----- Exercise input -----

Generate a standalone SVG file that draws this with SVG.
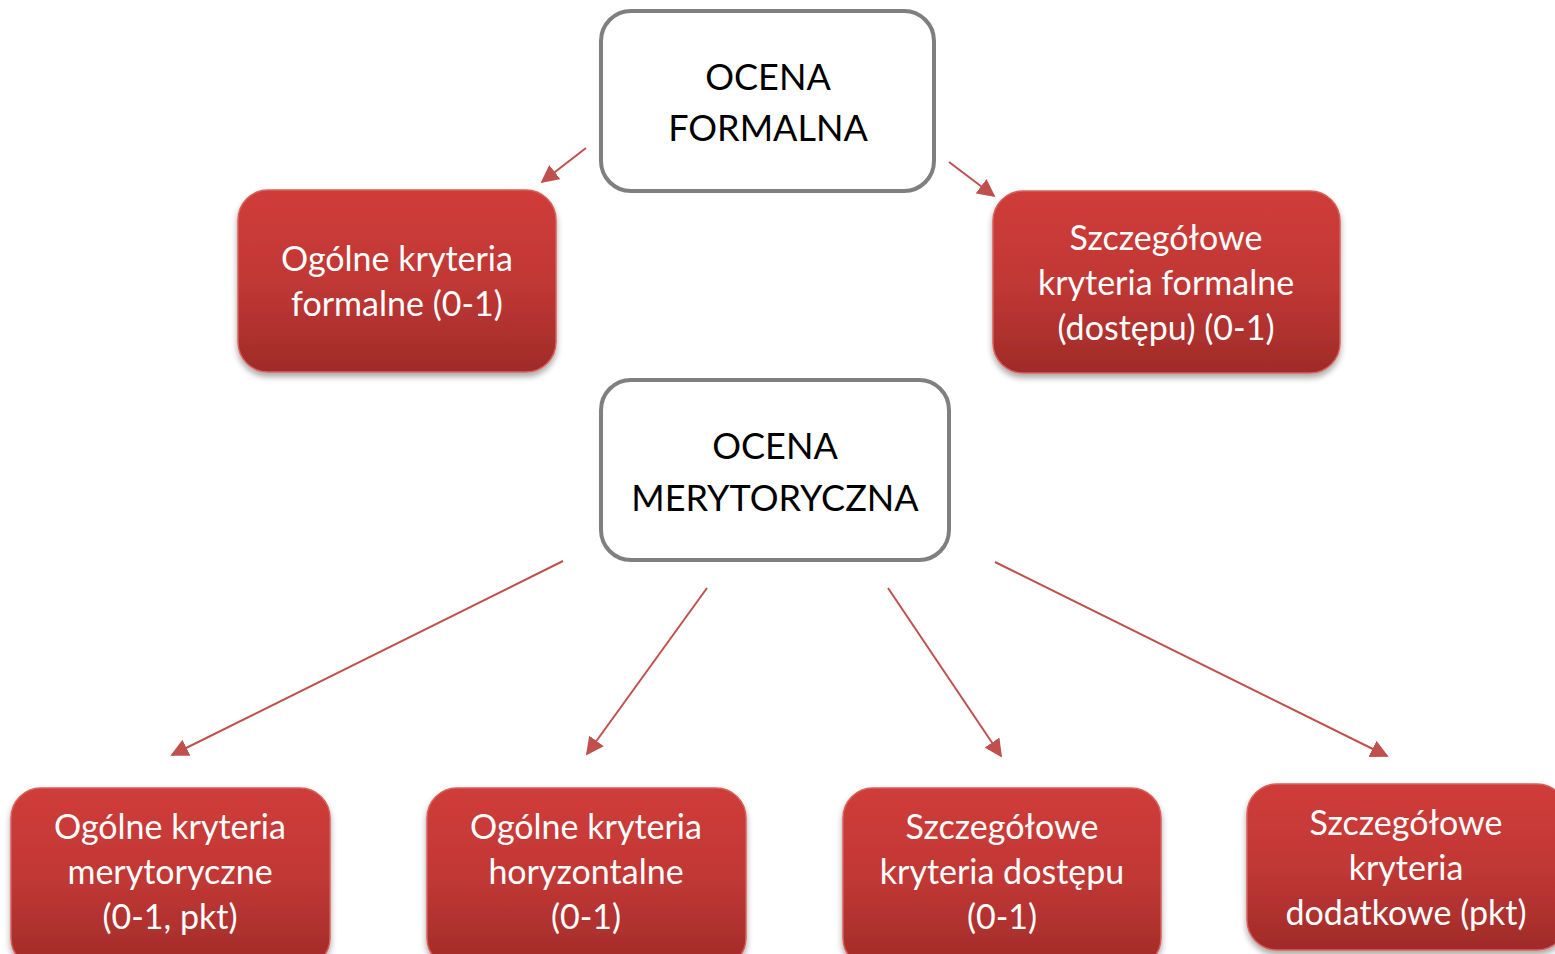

-----
----- Exercise input -----

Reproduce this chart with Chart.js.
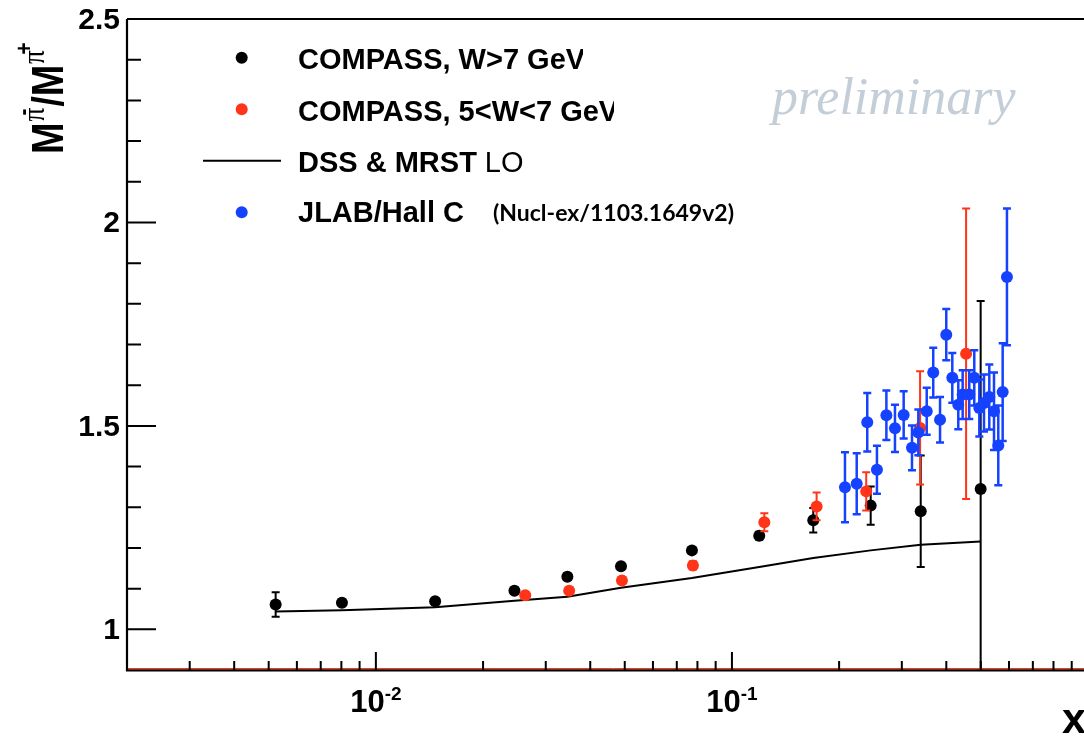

-----
----- Exercise input -----

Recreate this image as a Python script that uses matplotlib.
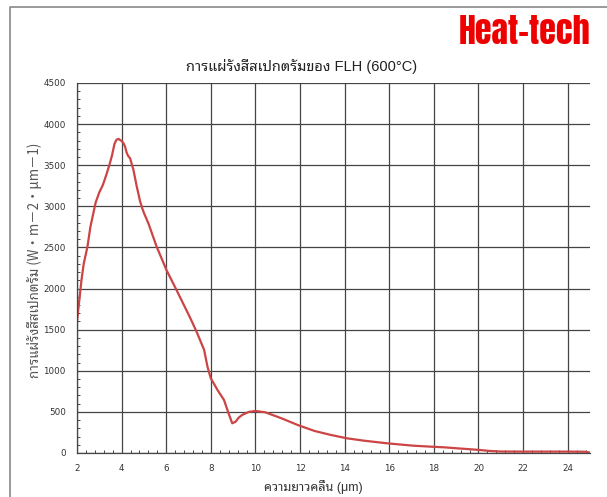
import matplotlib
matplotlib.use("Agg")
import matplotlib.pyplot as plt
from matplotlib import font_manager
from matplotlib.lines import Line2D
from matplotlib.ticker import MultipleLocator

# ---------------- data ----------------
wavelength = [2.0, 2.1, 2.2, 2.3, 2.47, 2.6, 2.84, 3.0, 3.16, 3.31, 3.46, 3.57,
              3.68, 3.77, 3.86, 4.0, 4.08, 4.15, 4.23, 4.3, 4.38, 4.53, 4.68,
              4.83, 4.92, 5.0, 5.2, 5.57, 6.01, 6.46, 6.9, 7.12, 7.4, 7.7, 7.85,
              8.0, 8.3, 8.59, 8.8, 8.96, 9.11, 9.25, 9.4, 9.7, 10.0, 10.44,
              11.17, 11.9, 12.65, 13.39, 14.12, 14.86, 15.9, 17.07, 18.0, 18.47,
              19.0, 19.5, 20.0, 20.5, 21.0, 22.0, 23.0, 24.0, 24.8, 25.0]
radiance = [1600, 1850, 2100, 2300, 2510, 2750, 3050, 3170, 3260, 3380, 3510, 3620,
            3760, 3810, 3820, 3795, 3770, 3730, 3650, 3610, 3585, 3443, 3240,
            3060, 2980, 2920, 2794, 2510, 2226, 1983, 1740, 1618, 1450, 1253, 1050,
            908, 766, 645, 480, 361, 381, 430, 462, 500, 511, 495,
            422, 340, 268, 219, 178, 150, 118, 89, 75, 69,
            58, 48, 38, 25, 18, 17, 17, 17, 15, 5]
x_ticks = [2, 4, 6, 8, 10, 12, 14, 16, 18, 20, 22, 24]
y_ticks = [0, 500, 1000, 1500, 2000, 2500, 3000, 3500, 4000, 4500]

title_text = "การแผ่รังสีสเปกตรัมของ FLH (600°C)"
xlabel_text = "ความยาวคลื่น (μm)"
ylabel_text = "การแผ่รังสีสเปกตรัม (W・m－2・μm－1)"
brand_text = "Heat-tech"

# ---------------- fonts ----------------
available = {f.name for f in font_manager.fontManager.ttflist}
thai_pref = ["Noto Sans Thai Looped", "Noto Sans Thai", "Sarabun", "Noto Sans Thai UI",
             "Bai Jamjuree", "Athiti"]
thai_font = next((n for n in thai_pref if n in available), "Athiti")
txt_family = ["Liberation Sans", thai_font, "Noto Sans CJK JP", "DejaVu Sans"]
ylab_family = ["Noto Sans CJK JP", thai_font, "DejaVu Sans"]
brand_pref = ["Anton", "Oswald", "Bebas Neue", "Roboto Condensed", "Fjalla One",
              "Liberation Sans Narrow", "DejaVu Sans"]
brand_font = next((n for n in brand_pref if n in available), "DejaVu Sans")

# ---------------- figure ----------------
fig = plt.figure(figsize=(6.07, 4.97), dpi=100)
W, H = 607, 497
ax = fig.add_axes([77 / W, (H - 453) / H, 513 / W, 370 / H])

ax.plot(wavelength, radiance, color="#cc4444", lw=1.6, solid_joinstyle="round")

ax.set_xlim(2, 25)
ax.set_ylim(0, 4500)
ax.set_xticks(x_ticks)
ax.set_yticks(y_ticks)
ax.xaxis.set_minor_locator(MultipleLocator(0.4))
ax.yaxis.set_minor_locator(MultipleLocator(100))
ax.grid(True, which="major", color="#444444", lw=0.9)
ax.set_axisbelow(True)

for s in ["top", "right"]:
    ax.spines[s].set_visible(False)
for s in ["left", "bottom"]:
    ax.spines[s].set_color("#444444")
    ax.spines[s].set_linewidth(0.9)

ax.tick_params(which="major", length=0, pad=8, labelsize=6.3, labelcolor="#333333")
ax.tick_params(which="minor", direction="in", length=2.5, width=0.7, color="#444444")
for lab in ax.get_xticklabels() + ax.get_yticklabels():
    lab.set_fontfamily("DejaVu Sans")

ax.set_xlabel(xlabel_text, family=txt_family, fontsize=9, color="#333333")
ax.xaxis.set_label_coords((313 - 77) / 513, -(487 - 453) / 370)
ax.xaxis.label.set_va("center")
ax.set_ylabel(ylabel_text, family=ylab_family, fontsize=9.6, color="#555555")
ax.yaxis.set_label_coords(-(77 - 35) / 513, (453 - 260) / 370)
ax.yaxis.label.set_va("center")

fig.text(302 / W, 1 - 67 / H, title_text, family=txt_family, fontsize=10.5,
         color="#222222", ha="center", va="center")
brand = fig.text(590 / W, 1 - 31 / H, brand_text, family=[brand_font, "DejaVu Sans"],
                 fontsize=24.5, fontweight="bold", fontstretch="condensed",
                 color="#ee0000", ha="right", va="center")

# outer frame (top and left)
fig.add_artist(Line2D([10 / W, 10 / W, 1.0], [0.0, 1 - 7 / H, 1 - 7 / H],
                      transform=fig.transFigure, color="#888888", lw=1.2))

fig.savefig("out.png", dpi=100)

-----

### Job:
Select all lines in the listing above where the word "that" appears, and show them.

### Finished exercise:
Generate a standalone SVG file that draws this with SVG.
Recreate this image as a Python script that uses matplotlib.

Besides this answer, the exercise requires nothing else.